[The exercise]
Produce an exact copy of all the data below, dropping every image.

[Available data]
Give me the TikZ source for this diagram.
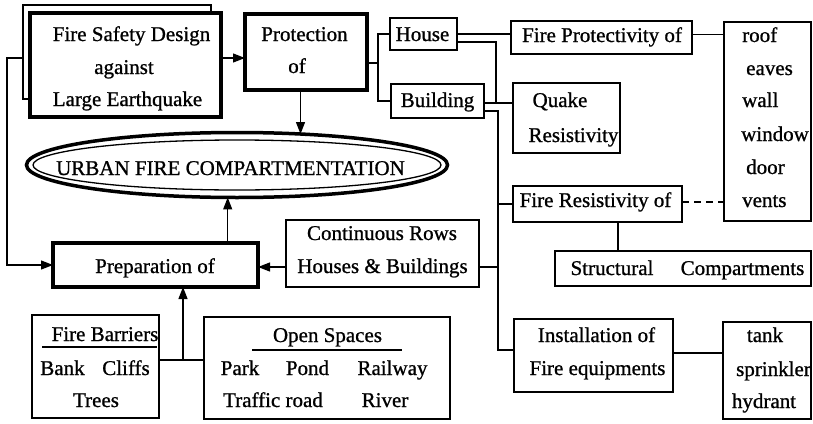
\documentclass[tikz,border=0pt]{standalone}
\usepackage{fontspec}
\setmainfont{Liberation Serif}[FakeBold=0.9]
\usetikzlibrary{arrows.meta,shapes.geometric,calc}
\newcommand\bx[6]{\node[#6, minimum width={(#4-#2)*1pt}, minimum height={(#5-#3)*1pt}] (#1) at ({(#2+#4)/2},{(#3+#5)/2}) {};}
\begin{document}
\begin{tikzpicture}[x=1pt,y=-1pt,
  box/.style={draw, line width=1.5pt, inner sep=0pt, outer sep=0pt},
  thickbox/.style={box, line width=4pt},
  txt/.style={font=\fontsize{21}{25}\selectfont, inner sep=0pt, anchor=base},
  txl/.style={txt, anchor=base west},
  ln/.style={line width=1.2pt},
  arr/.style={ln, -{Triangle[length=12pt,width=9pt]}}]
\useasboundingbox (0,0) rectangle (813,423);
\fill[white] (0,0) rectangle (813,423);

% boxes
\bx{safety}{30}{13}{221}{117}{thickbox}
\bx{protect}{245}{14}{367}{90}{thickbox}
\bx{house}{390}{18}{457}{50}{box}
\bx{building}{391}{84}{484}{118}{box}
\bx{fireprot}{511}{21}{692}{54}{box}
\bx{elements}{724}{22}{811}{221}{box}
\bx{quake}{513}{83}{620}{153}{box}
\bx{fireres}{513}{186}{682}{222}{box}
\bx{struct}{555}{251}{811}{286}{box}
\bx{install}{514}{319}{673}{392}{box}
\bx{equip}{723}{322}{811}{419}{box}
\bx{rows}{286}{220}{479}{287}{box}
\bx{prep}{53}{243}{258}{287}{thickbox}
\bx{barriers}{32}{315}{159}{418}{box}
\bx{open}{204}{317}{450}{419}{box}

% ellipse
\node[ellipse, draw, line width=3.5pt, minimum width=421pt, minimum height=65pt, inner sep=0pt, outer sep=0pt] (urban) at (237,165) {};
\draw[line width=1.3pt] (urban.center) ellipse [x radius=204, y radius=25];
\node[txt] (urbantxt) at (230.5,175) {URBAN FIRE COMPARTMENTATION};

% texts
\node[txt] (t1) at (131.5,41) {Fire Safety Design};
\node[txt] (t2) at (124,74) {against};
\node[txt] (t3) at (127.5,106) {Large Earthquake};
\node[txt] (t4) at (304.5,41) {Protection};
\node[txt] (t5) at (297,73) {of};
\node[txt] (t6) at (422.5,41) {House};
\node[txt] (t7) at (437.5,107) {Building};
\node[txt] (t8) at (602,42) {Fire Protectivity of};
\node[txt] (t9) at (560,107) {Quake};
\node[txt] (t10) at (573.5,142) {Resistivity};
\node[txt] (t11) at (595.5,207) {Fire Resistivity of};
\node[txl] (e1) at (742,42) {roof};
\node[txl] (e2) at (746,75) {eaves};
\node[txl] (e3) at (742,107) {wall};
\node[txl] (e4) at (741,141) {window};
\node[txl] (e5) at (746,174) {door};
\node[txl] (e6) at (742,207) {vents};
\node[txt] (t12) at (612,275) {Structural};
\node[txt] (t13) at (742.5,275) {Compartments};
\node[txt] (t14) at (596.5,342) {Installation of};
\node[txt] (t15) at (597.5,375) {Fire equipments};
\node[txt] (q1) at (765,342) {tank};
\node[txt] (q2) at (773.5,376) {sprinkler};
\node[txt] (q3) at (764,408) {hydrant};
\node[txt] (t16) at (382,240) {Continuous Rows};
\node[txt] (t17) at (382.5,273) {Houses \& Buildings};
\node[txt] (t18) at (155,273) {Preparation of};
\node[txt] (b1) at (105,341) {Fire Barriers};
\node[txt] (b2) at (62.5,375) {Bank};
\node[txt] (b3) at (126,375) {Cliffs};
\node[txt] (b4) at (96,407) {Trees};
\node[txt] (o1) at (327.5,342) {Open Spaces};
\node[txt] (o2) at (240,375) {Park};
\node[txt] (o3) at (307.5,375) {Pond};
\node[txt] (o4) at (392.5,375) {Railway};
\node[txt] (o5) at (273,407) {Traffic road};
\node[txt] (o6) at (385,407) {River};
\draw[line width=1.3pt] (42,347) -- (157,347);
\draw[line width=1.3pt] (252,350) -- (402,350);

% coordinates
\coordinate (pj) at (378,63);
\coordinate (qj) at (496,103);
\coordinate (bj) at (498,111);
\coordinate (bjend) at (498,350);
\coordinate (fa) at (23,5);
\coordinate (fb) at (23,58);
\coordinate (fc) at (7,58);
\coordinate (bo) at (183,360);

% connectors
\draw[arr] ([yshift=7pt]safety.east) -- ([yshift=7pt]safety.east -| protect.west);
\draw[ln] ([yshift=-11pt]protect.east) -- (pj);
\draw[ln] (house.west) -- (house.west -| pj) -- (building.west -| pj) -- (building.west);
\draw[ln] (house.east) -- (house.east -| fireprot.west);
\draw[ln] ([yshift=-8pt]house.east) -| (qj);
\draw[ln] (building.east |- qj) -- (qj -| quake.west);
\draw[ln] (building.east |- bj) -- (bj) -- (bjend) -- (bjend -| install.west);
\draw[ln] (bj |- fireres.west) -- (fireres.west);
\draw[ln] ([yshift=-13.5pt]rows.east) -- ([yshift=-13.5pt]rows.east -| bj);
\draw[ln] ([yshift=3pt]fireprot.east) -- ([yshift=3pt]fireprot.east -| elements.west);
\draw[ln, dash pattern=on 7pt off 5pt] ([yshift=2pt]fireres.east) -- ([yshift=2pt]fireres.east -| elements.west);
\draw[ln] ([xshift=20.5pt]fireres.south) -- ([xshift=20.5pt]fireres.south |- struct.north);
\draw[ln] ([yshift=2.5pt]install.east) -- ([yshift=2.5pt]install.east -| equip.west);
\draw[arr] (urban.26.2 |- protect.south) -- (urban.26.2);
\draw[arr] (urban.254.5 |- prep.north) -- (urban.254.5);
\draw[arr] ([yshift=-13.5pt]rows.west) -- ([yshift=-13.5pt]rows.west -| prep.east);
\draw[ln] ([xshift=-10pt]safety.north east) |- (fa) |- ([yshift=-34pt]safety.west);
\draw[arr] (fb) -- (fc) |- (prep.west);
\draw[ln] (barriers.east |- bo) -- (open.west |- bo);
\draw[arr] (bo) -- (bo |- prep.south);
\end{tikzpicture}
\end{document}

[Task response]
Give me the TikZ source for this diagram.
\documentclass[tikz,border=0pt]{standalone}
\usepackage{fontspec}
\setmainfont{Liberation Serif}[FakeBold=0.9]
\usetikzlibrary{arrows.meta,shapes.geometric,calc}
\newcommand\bx[6]{\node[#6, minimum width={(#4-#2)*1pt}, minimum height={(#5-#3)*1pt}] (#1) at ({(#2+#4)/2},{(#3+#5)/2}) {};}
\begin{document}
\begin{tikzpicture}[x=1pt,y=-1pt,
  box/.style={draw, line width=1.5pt, inner sep=0pt, outer sep=0pt},
  thickbox/.style={box, line width=4pt},
  txt/.style={font=\fontsize{21}{25}\selectfont, inner sep=0pt, anchor=base},
  txl/.style={txt, anchor=base west},
  ln/.style={line width=1.2pt},
  arr/.style={ln, -{Triangle[length=12pt,width=9pt]}}]
\useasboundingbox (0,0) rectangle (813,423);
\fill[white] (0,0) rectangle (813,423);

% boxes
\bx{safety}{30}{13}{221}{117}{thickbox}
\bx{protect}{245}{14}{367}{90}{thickbox}
\bx{house}{390}{18}{457}{50}{box}
\bx{building}{391}{84}{484}{118}{box}
\bx{fireprot}{511}{21}{692}{54}{box}
\bx{elements}{724}{22}{811}{221}{box}
\bx{quake}{513}{83}{620}{153}{box}
\bx{fireres}{513}{186}{682}{222}{box}
\bx{struct}{555}{251}{811}{286}{box}
\bx{install}{514}{319}{673}{392}{box}
\bx{equip}{723}{322}{811}{419}{box}
\bx{rows}{286}{220}{479}{287}{box}
\bx{prep}{53}{243}{258}{287}{thickbox}
\bx{barriers}{32}{315}{159}{418}{box}
\bx{open}{204}{317}{450}{419}{box}

% ellipse
\node[ellipse, draw, line width=3.5pt, minimum width=421pt, minimum height=65pt, inner sep=0pt, outer sep=0pt] (urban) at (237,165) {};
\draw[line width=1.3pt] (urban.center) ellipse [x radius=204, y radius=25];
\node[txt] (urbantxt) at (230.5,175) {URBAN FIRE COMPARTMENTATION};

% texts
\node[txt] (t1) at (131.5,41) {Fire Safety Design};
\node[txt] (t2) at (124,74) {against};
\node[txt] (t3) at (127.5,106) {Large Earthquake};
\node[txt] (t4) at (304.5,41) {Protection};
\node[txt] (t5) at (297,73) {of};
\node[txt] (t6) at (422.5,41) {House};
\node[txt] (t7) at (437.5,107) {Building};
\node[txt] (t8) at (602,42) {Fire Protectivity of};
\node[txt] (t9) at (560,107) {Quake};
\node[txt] (t10) at (573.5,142) {Resistivity};
\node[txt] (t11) at (595.5,207) {Fire Resistivity of};
\node[txl] (e1) at (742,42) {roof};
\node[txl] (e2) at (746,75) {eaves};
\node[txl] (e3) at (742,107) {wall};
\node[txl] (e4) at (741,141) {window};
\node[txl] (e5) at (746,174) {door};
\node[txl] (e6) at (742,207) {vents};
\node[txt] (t12) at (612,275) {Structural};
\node[txt] (t13) at (742.5,275) {Compartments};
\node[txt] (t14) at (596.5,342) {Installation of};
\node[txt] (t15) at (597.5,375) {Fire equipments};
\node[txt] (q1) at (765,342) {tank};
\node[txt] (q2) at (773.5,376) {sprinkler};
\node[txt] (q3) at (764,408) {hydrant};
\node[txt] (t16) at (382,240) {Continuous Rows};
\node[txt] (t17) at (382.5,273) {Houses \& Buildings};
\node[txt] (t18) at (155,273) {Preparation of};
\node[txt] (b1) at (105,341) {Fire Barriers};
\node[txt] (b2) at (62.5,375) {Bank};
\node[txt] (b3) at (126,375) {Cliffs};
\node[txt] (b4) at (96,407) {Trees};
\node[txt] (o1) at (327.5,342) {Open Spaces};
\node[txt] (o2) at (240,375) {Park};
\node[txt] (o3) at (307.5,375) {Pond};
\node[txt] (o4) at (392.5,375) {Railway};
\node[txt] (o5) at (273,407) {Traffic road};
\node[txt] (o6) at (385,407) {River};
\draw[line width=1.3pt] (42,347) -- (157,347);
\draw[line width=1.3pt] (252,350) -- (402,350);

% coordinates
\coordinate (pj) at (378,63);
\coordinate (qj) at (496,103);
\coordinate (bj) at (498,111);
\coordinate (bjend) at (498,350);
\coordinate (fa) at (23,5);
\coordinate (fb) at (23,58);
\coordinate (fc) at (7,58);
\coordinate (bo) at (183,360);

% connectors
\draw[arr] ([yshift=7pt]safety.east) -- ([yshift=7pt]safety.east -| protect.west);
\draw[ln] ([yshift=-11pt]protect.east) -- (pj);
\draw[ln] (house.west) -- (house.west -| pj) -- (building.west -| pj) -- (building.west);
\draw[ln] (house.east) -- (house.east -| fireprot.west);
\draw[ln] ([yshift=-8pt]house.east) -| (qj);
\draw[ln] (building.east |- qj) -- (qj -| quake.west);
\draw[ln] (building.east |- bj) -- (bj) -- (bjend) -- (bjend -| install.west);
\draw[ln] (bj |- fireres.west) -- (fireres.west);
\draw[ln] ([yshift=-13.5pt]rows.east) -- ([yshift=-13.5pt]rows.east -| bj);
\draw[ln] ([yshift=3pt]fireprot.east) -- ([yshift=3pt]fireprot.east -| elements.west);
\draw[ln, dash pattern=on 7pt off 5pt] ([yshift=2pt]fireres.east) -- ([yshift=2pt]fireres.east -| elements.west);
\draw[ln] ([xshift=20.5pt]fireres.south) -- ([xshift=20.5pt]fireres.south |- struct.north);
\draw[ln] ([yshift=2.5pt]install.east) -- ([yshift=2.5pt]install.east -| equip.west);
\draw[arr] (urban.26.2 |- protect.south) -- (urban.26.2);
\draw[arr] (urban.254.5 |- prep.north) -- (urban.254.5);
\draw[arr] ([yshift=-13.5pt]rows.west) -- ([yshift=-13.5pt]rows.west -| prep.east);
\draw[ln] ([xshift=-10pt]safety.north east) |- (fa) |- ([yshift=-34pt]safety.west);
\draw[arr] (fb) -- (fc) |- (prep.west);
\draw[ln] (barriers.east |- bo) -- (open.west |- bo);
\draw[arr] (bo) -- (bo |- prep.south);
\end{tikzpicture}
\end{document}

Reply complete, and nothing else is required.